Pictures stay out of this copy, which runs from the first line of the material through the line containing "const barWC = 39, barWD = 39;".
***
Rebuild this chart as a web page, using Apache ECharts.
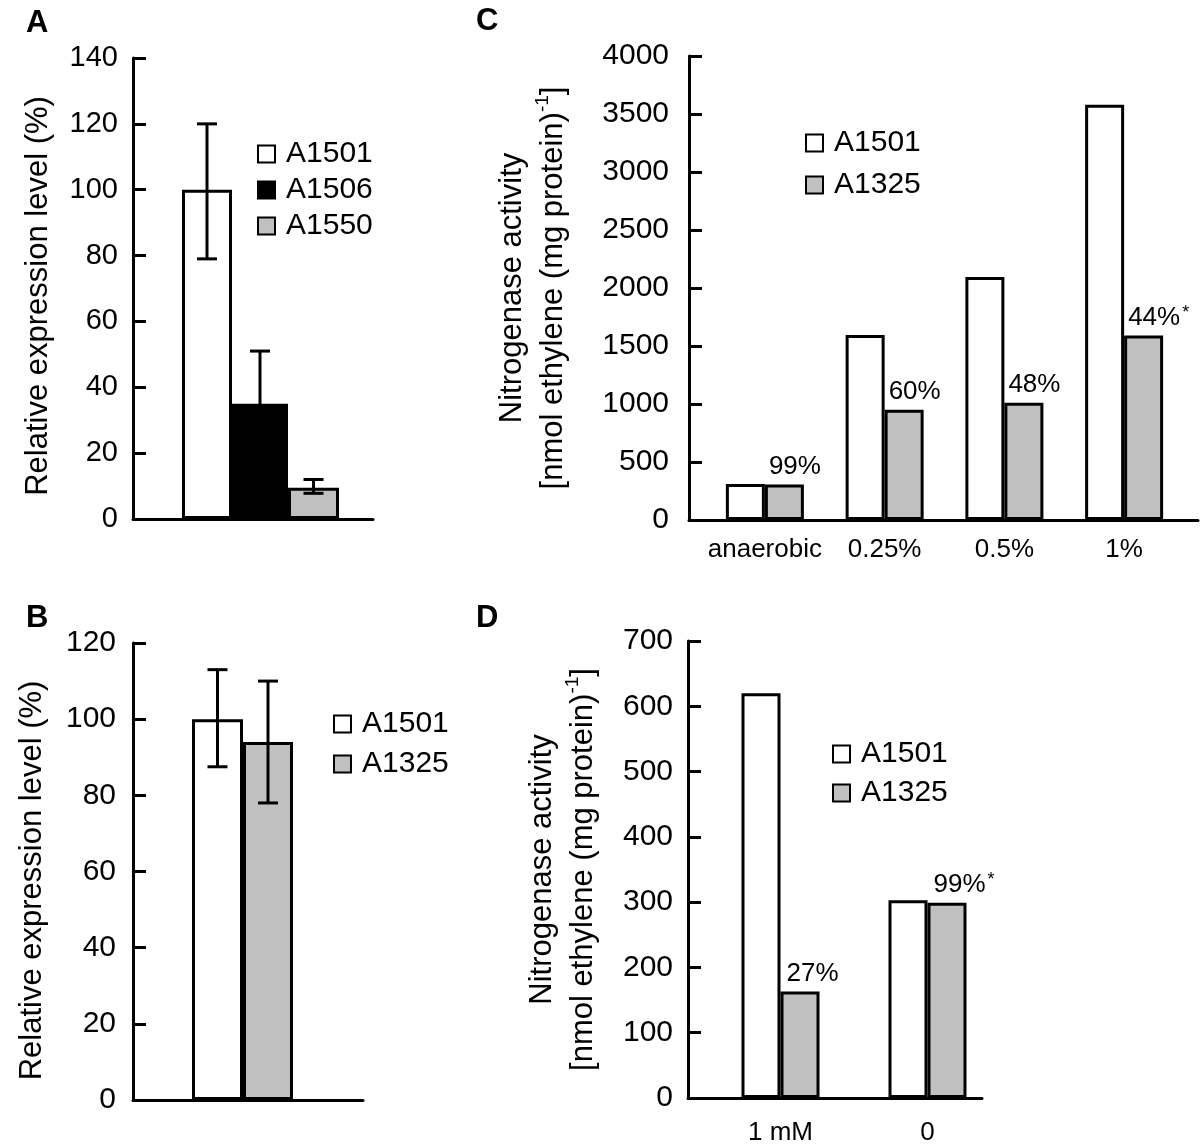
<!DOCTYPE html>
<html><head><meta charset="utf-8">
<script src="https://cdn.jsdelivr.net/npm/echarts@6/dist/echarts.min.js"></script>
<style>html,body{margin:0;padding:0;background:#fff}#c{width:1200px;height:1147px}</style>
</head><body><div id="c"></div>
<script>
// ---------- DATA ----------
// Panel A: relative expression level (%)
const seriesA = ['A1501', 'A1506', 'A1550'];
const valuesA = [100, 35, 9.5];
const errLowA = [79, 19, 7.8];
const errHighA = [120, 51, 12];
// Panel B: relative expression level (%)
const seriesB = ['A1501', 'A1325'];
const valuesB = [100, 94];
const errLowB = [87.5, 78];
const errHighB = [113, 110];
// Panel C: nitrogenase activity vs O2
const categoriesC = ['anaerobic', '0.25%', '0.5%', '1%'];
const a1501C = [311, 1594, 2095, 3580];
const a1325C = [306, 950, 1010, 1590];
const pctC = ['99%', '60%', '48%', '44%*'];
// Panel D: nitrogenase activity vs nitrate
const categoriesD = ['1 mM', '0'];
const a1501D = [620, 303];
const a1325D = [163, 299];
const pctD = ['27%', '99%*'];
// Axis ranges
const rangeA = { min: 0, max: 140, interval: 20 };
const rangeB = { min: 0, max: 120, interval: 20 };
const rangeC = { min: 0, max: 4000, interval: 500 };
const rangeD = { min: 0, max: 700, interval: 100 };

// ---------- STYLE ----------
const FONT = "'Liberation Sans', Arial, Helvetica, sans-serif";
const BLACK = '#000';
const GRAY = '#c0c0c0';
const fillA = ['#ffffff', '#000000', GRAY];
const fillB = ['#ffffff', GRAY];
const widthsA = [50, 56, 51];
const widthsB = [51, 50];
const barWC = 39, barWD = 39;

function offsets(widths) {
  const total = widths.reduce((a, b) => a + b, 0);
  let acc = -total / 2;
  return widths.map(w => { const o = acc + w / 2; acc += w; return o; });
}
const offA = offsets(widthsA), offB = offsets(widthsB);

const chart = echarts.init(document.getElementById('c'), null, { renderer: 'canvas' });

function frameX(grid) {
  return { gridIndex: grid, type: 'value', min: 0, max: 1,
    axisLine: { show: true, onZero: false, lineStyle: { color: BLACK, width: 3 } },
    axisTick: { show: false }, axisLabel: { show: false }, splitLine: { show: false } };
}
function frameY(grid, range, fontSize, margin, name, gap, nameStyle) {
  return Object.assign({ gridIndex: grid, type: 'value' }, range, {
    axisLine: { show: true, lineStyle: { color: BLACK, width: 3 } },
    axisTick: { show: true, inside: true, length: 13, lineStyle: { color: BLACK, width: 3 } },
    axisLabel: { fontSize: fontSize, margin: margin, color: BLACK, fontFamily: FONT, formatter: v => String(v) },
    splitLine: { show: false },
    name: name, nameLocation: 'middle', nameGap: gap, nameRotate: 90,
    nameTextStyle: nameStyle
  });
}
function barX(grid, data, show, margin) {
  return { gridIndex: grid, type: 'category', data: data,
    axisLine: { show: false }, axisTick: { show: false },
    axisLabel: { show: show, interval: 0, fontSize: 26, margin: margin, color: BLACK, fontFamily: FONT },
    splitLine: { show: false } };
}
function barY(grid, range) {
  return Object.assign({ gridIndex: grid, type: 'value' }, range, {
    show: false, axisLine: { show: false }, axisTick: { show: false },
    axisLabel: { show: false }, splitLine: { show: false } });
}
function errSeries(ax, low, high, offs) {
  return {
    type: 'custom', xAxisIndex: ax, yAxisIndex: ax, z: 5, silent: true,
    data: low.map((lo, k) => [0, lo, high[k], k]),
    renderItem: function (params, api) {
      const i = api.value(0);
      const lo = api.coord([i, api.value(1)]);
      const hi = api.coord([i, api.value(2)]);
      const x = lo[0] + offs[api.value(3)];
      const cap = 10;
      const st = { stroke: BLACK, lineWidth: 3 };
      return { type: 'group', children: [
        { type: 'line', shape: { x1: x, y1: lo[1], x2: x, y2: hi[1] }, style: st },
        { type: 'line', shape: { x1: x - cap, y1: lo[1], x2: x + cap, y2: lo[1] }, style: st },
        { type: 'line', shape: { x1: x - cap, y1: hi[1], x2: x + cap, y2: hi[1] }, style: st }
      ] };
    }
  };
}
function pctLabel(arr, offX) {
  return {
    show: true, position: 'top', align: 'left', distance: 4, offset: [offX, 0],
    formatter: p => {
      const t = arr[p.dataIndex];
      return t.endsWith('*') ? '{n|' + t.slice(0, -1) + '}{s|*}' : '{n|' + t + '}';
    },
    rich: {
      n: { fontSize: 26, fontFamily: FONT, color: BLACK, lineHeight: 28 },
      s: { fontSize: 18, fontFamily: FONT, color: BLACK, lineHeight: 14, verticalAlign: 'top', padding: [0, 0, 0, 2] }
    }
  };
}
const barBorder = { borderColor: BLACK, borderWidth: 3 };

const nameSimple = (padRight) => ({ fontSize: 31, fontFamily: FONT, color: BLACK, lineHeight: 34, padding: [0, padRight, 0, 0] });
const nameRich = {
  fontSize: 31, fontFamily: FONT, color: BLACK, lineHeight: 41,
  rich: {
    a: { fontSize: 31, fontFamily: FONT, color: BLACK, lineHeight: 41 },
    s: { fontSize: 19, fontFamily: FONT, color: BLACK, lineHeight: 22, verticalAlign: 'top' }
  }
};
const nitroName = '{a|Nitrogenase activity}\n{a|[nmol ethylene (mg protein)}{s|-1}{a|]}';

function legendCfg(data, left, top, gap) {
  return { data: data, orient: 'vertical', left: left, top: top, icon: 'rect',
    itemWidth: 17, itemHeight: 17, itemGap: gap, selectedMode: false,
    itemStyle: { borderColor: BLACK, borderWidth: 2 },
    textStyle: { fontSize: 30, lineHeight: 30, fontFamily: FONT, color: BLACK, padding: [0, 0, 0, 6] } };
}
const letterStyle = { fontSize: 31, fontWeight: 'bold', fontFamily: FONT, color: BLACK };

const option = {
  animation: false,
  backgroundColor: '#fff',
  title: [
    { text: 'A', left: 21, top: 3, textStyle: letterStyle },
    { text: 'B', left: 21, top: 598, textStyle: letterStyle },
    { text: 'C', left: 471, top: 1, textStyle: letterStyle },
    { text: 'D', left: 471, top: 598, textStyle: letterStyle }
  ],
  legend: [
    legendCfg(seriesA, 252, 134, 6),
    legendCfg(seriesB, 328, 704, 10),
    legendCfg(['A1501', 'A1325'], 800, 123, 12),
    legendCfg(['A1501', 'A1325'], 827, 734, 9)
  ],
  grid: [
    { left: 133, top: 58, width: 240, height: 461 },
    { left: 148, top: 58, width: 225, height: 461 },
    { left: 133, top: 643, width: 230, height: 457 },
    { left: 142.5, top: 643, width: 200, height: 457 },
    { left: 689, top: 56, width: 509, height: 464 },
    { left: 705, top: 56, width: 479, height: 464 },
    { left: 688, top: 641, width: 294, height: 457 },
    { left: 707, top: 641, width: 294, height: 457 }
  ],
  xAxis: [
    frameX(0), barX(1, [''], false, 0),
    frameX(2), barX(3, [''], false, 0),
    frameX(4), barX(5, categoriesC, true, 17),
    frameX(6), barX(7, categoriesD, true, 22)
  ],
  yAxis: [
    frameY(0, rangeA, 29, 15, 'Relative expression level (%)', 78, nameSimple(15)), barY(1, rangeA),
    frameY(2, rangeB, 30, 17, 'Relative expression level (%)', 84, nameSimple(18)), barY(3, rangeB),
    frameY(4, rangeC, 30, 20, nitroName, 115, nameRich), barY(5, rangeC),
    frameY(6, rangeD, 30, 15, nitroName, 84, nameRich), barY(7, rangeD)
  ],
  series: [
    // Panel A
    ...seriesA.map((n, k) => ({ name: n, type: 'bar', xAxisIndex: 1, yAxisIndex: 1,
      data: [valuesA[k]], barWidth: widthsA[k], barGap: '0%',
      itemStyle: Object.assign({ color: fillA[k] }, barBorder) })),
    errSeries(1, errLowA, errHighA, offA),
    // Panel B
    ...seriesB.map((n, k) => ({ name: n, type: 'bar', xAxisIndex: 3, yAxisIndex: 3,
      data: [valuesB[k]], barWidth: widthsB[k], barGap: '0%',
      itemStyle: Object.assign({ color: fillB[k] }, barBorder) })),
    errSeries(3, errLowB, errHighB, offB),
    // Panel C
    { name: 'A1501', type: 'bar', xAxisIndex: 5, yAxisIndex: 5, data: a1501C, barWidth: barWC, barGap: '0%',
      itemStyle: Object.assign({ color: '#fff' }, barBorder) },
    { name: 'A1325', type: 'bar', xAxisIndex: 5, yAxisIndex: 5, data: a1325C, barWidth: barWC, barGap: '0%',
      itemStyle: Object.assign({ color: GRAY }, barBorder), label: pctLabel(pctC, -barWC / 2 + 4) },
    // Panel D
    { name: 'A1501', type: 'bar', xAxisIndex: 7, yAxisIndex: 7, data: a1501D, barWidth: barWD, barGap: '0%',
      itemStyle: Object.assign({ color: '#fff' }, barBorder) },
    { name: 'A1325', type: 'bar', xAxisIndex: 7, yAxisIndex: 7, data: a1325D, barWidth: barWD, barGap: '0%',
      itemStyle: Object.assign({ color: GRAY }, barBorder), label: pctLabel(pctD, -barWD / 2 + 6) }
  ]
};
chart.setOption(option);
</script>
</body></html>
***
Output for this exercise
Rebuild this chart as a web page, using Apache ECharts.
<!DOCTYPE html>
<html><head><meta charset="utf-8">
<script src="https://cdn.jsdelivr.net/npm/echarts@6/dist/echarts.min.js"></script>
<style>html,body{margin:0;padding:0;background:#fff}#c{width:1200px;height:1147px}</style>
</head><body><div id="c"></div>
<script>
// ---------- DATA ----------
// Panel A: relative expression level (%)
const seriesA = ['A1501', 'A1506', 'A1550'];
const valuesA = [100, 35, 9.5];
const errLowA = [79, 19, 7.8];
const errHighA = [120, 51, 12];
// Panel B: relative expression level (%)
const seriesB = ['A1501', 'A1325'];
const valuesB = [100, 94];
const errLowB = [87.5, 78];
const errHighB = [113, 110];
// Panel C: nitrogenase activity vs O2
const categoriesC = ['anaerobic', '0.25%', '0.5%', '1%'];
const a1501C = [311, 1594, 2095, 3580];
const a1325C = [306, 950, 1010, 1590];
const pctC = ['99%', '60%', '48%', '44%*'];
// Panel D: nitrogenase activity vs nitrate
const categoriesD = ['1 mM', '0'];
const a1501D = [620, 303];
const a1325D = [163, 299];
const pctD = ['27%', '99%*'];
// Axis ranges
const rangeA = { min: 0, max: 140, interval: 20 };
const rangeB = { min: 0, max: 120, interval: 20 };
const rangeC = { min: 0, max: 4000, interval: 500 };
const rangeD = { min: 0, max: 700, interval: 100 };

// ---------- STYLE ----------
const FONT = "'Liberation Sans', Arial, Helvetica, sans-serif";
const BLACK = '#000';
const GRAY = '#c0c0c0';
const fillA = ['#ffffff', '#000000', GRAY];
const fillB = ['#ffffff', GRAY];
const widthsA = [50, 56, 51];
const widthsB = [51, 50];
const barWC = 39, barWD = 39;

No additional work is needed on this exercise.